A Sedona resident is planning on building a 192-unit apartment complex on Candy Lane in Cottonwood near Verde Valley Medical Center. While not set to open until 2022, the complex will add nearly 200 units to the Verde Valley’s depleted rental supply.
We find it completely unsurprising that the only way the Sedona area’s dearth of affordable or reasonable or workforce housing might get any relief is if other communities step up and do what Sedona leaders can’t or flat-out won’t do. Sedona is a landlocked city and as it approaches build-out — when every available parcel is built on or has plans to be built on — fewer and fewer sites will be available for apartment complexes unless a developer demolishes an existing building.
As rental prices increase, Sedona’s solution to its housing problem is to force its workers to live in Cottonwood, Cornville, Rimrock, Jerome, Clarkdale, Page Springs or Camp Verde and commute into their workplaces. But this means reasonably priced housing in the Verde Valley begins to creep up in cost as the market diminishes.
One of the co-developers of this Cottonwood property recently applied to fill a seat on the Sedona City Council. It is telling that no member of the council offered a single vote to the one applicant actively trying to build housing and help alleviate the biggest problem in the Verde Valley.
The lack of any vote for that candidate tells working class residents that the current Sedona City Council really don’t care about its housing problems, not that we thought they ever did anyway, and has no problem shifting its problems to other communities.
After the copper mines and the smelters closed in Jerome and Clarkdale, Sedona became the economic powerhouse of the Verde Valley for decades, drawing tourists to the Verde Valley for hiking and tours, with other cities providing extra workers and offering secondary tourism opportunities on the Verde River or in the ghost town-turned-artist haven of Jerome.
While many still think Sedona is the anchor of the Verde Valley, it really is Cottonwood. For the last 20 years, Cottonwood has used the excess workforce population from Sedona to build itself into a larger and more economically powerful city. It also took advantage of the budding wine industry in Page Springs, Jerome and Cornville to position itself as a tourist destination unto its own.
But the wide swathes of land that are ideal for apartment complexes and reasonably priced housing developments will be Cottonwood’s true currency. Workers collect paychecks from Sedona tourists and spend them at Cottonwood retail stores and services and the city collects the taxes for parks, buses and amenities.

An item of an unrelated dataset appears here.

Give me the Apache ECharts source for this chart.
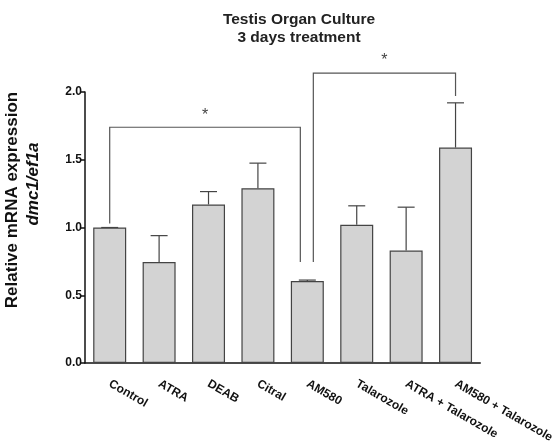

The city of Sedona doesn’t offer any real support nor spend any on significant deals that could allow affordable housing projects to come to its area, so developers balk and look toward other communities here or elsewhere in Northern Arizona. The land where an apartment building or duplex or town homes could be built on stays vacant, until a hotelier buys it and wants to build a hotel. And that means more workers are needed from the Verde Valley and very few will be coming from Sedona proper. Employers have to raise their salaries so that the headache of a long drive for workers from the Verde Villages or Clarkdale or Lake Montezuma feels worth it.

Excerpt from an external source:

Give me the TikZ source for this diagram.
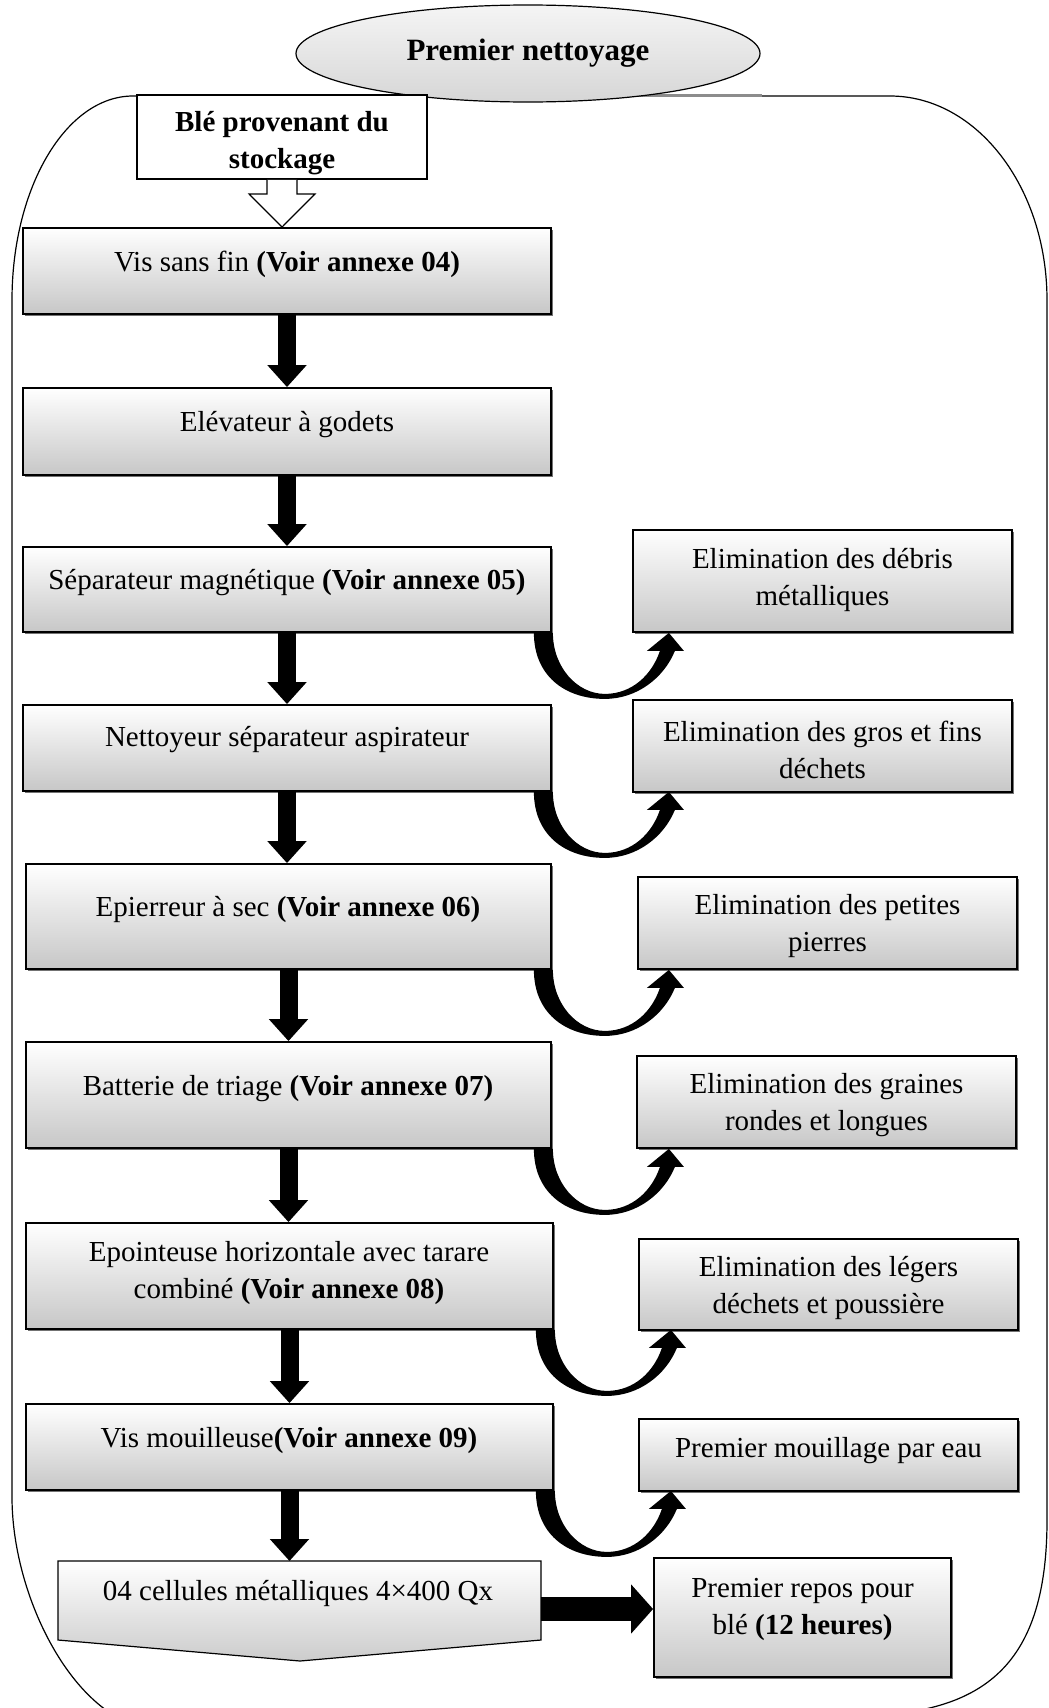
\documentclass[tikz,border=0pt]{standalone}
\usepackage{fontspec}
\setmainfont{Liberation Serif}
\usetikzlibrary{arrows.meta,shadows,fit,shapes.geometric,calc}
\newcommand\bodysize{\fontsize{29pt}{37pt}\selectfont}
\newcommand\titlesize{\fontsize{31pt}{37pt}\selectfont}
% tapered U-shaped reject arrow hanging under a stage box
\newcommand\bendarrow[1]{%
  \fill[shift={(#1.south east)}]
    (-18,0) .. controls (-18,42) and (12,66) .. (53,66)
    .. controls (85,66) and (112,45) .. (123,18)
    -- (132,18) -- (117,0) -- (95,18) -- (108,18)
    .. controls (100,42) and (80,61) .. (53,61)
    .. controls (25,61) and (1,34) .. (1,0) -- cycle;}
\begin{document}
\begin{tikzpicture}[x=1pt,y=-1pt,
  frameline/.style={draw=black, line width=1.2pt},
  stagebox/.style={draw=black, line width=1.8pt, inner sep=0pt,
    top color=white, middle color=white, bottom color=black!22,
    drop shadow={shadow xshift=2pt, shadow yshift=-2pt, fill=black!55, opacity=1}},
  plainbox/.style={draw=black, line width=1.8pt, inner sep=0pt, fill=white},
  txt/.style={font=\bodysize, align=center, inner sep=0pt},
  flow/.style={line width=18pt, -{Triangle[width=38pt, length=22pt]}},
  bigflow/.style={line width=24pt, -{Triangle[width=48pt, length=22pt]}},
]
\useasboundingbox (0,0) rectangle (1049,1708);
\clip (0,0) rectangle (1049,1708);

% outer rounded frame
\draw[frameline] (12,1497) -- (12,300)
  .. controls (12,187.3) and (66.2,96) .. (133,96) -- (890,96)
  .. controls (976.7,96) and (1047,187.3) .. (1047,300) -- (1047,1520)
  .. controls (1047,1670) and (980,1716) .. (850,1716) -- (162,1730)
  .. controls (79.2,1730) and (12,1601.3) .. (12,1497);
\draw[black!45, line width=3pt] (298,95) -- (762,95);

% title
\node[ellipse, draw=black, line width=1.2pt, minimum width=464pt, minimum height=97pt,
  inner sep=0pt, top color=black!4, bottom color=black!16] (title) at (528,53.5)
  {\titlesize\bfseries Premier nettoyage};

% main line of stages
\node[plainbox, fit={(137,95) (427,179)}] (src) {};
\node[txt, font=\bodysize\bfseries] (tsrc) at (282,143) {Blé provenant du\\stockage};

\node[stagebox, fit={(23,228) (551,314)}] (b1) {};
\node[stagebox, fit={(23,388) (551,475)}] (b2) {};
\node[stagebox, fit={(23,547) (551,632)}] (b3) {};
\node[stagebox, fit={(23,705) (551,791)}] (b4) {};
\node[stagebox, fit={(26,864) (551,969)}] (b5) {};
\node[stagebox, fit={(26,1042) (551,1148)}] (b6) {};
\node[stagebox, fit={(26,1223) (553,1329)}] (b7) {};
\node[stagebox, fit={(26,1404) (553,1490)}] (b8) {};

\node[txt] (t1) at (287,264) {Vis sans fin \textbf{(Voir annexe 04)}};
\node[txt] (t2) at (287,425) {Elévateur à godets};
\node[txt] (t3) at (287,583) {Séparateur magnétique \textbf{(Voir annexe 05)}};
\node[txt] (t4) at (287,740) {Nettoyeur séparateur aspirateur};
\node[txt] (t5) at (288,909) {Epierreur à sec \textbf{(Voir annexe 06)}};
\node[txt] (t6) at (288,1089) {Batterie de triage \textbf{(Voir annexe 07)}};
\node[txt] (t7) at (289,1273) {Epointeuse horizontale avec tarare\\combiné \textbf{(Voir annexe 08)}};
\node[txt] (t8) at (289,1441) {Vis mouilleuse\textbf{(Voir annexe 09)}};

% storage cells (pointed box)
\draw[line width=1.2pt, top color=white, middle color=white, bottom color=black!20]
  (58,1561) -- (541,1561) -- (541,1640) -- (300,1661) -- (58,1640) -- cycle;
\coordinate (b9n) at (299,1561);
\coordinate (b9e) at (541,1609);
\node[txt] (t9) at (298,1593) {04 cellules métalliques 4×400 Qx};

% rejects
\node[stagebox, fit={(633,530) (1012,632)}] (r1) {};
\node[stagebox, fit={(633,700) (1012,792)}] (r2) {};
\node[stagebox, fit={(638,877) (1017,969)}] (r3) {};
\node[stagebox, fit={(637,1056) (1016,1148)}] (r4) {};
\node[stagebox, fit={(639,1239) (1018,1330)}] (r5) {};
\node[stagebox, fit={(639,1419) (1018,1491)}] (r6) {};
\node[stagebox, fit={(654,1558) (951,1677)}] (r7) {};

\node[txt] (u1) at (r1.center |- 0,580) {Elimination des débris\\métalliques};
\node[txt] (u2) at (r2.center |- 0,750) {Elimination des gros et fins\\déchets};
\node[txt] (u3) at (r3.center |- 0,926) {Elimination des petites\\pierres};
\node[txt] (u4) at (r4.center |- 0,1105) {Elimination des graines\\rondes et longues};
\node[txt] (u5) at (r5.center |- 0,1288) {Elimination des légers\\déchets et poussière};
\node[txt] (u6) at (r6.center |- 0,1451) {Premier mouillage par eau};
\node[txt] (u7) at (r7.center |- 0,1609) {Premier repos pour\\blé \textbf{(12 heures)}};

% hollow feed arrow
\draw[line width=1.2pt, fill=white]
  ($(src.south)+(-15,0)$) -- ++(0,14) -- ++(-18,0) -- (src.south |- b1.north)
  -- ($(src.south)+(33,14)$) -- ++(-18,0) -- ++(0,-14);

% main flow
\draw[flow] (b1.south) -- (b1.south |- b2.north);
\draw[flow] (b2.south) -- (b2.south |- b3.north);
\draw[flow] (b3.south) -- (b3.south |- b4.north);
\draw[flow] (b4.south) -- (b4.south |- b5.north);
\draw[flow] (b5.south) -- (b5.south |- b6.north);
\draw[flow] (b6.south) -- (b6.south |- b7.north);
\draw[flow] (b7.south) -- (b7.south |- b8.north);
\draw[flow] (b8.south) -- (b8.south |- b9n);
\draw[bigflow] (b9e) -- (b9e -| r7.west);

% reject arrows
\bendarrow{b3}
\bendarrow{b4}
\bendarrow{b5}
\bendarrow{b6}
\bendarrow{b7}
\bendarrow{b8}
\end{tikzpicture}
\end{document}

Meanwhile these developers of hotels and other projects in Sedona get fleeced for units or cash to put back into a rainy-day fund for use on a planet with no rain.
Even one big, perfect complex of 500 units will not solve our lack of housing problem, nor should we pretend that housing issues will be solved with one project.
With a small inventory of rentals, renters are charged exorbitant prices for the limited supply of long-term rentals and many workers choose to leave rather than pay double what they must in other towns. When there is a wide variety of available housing options — apartments, single-family homes, duplexes, government-supported properties, apartments partially funded or managed by nonprofits, etc. — the overall housing inventory gives more housing options to workers and working families.
Cottonwood is fixing the housing problem Sedona caused, but is doing so now not entirely because Sedona won’t but because it’s smart policy to build for its own workforce.